Неудачная попытка пройти к Ортакую, между прочим, научила как следует считать туркменские «мензили». Двигаясь по безводной пустыне, туркмены, как видно, увеличивают переходы с целью пройти пустыню как можно скорее. Поэтому мензили не везде одинаковой длины, и если бывают в 20 верст, то бывают и в 30. Приняв эту норму, получим для расстояния между Даудуром и Измукширом по крайней мере 200 верст!
Но если и 90 верст отряд пройти был не в силах при том количестве бурдюков и бочонков, какое имелось в его распоряжении, то уж на 200 верст и посягать не стоило!
Потеряв в три дня четвертую, часть кавалерии, сколько бы пришлось потерять ее в 10 или даже в 12 дней марша? Очевидно, что, не поя коней, потеряешь их всех уже на пятый день. Для верблюдов также не в чем было брать воды, и вряд ли бы хоть один из них дошел до Измукшира.
На пути от Игды к Ортакую ни лошадей, ни верблюдов не поили, воду берегли только для людей, а все-таки ее не хватило более, как на 2 1/2 дня!
Итак, из-за одного уже недостатка бочонков и бурдюков надо было отказаться от дальнейшего похода.
Скажет кто-нибудь: «Да ведь ходят же тут туркмены и по той же безводной пустыне!»

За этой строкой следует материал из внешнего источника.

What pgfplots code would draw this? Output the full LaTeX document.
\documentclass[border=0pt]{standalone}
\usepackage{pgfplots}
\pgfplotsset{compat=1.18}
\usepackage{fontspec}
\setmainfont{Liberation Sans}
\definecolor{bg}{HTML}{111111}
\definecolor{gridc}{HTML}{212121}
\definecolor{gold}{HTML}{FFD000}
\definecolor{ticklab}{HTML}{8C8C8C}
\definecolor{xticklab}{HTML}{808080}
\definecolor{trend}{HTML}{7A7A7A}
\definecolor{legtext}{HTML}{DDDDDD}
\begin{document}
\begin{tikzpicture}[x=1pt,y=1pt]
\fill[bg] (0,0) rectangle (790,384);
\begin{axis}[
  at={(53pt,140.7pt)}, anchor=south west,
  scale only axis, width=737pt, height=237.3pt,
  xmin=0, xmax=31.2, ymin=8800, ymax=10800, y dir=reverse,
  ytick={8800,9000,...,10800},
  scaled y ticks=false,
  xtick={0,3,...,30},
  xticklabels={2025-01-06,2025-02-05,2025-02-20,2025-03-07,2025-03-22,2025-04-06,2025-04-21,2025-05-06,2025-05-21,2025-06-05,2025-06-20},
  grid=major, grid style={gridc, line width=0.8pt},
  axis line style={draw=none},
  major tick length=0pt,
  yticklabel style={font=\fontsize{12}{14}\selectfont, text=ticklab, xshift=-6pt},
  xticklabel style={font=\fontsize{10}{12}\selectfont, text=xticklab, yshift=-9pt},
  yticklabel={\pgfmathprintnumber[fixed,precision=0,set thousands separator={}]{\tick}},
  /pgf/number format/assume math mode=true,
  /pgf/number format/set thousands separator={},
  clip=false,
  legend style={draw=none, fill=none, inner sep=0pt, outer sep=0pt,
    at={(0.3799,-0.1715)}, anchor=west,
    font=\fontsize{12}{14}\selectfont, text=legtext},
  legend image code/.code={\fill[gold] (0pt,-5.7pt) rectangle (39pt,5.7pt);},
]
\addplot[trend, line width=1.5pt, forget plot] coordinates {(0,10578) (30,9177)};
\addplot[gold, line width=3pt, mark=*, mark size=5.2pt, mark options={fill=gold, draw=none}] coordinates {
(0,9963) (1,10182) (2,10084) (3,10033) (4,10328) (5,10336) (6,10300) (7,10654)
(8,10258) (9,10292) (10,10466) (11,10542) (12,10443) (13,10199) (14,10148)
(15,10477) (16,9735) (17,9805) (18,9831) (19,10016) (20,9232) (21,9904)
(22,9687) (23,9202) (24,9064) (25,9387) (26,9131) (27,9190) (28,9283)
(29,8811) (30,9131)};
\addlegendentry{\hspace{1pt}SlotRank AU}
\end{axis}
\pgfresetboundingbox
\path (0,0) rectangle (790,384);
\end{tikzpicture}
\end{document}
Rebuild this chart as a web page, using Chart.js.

Ходят, но зато запасаются вдосталь водою, чтобы ее хватило всем, не только людям, но и животным. Вода не лакомство, а насущная необходимость, и потому туркменская кочевка, караван или партия барантачей возит с собою колодцы… в бурдюках! Кроме того, если идет перекочевка, то при массе верблюдов все они навьючены легко, а если идет караван, то берутся только хорошие верблюды, а не калеч.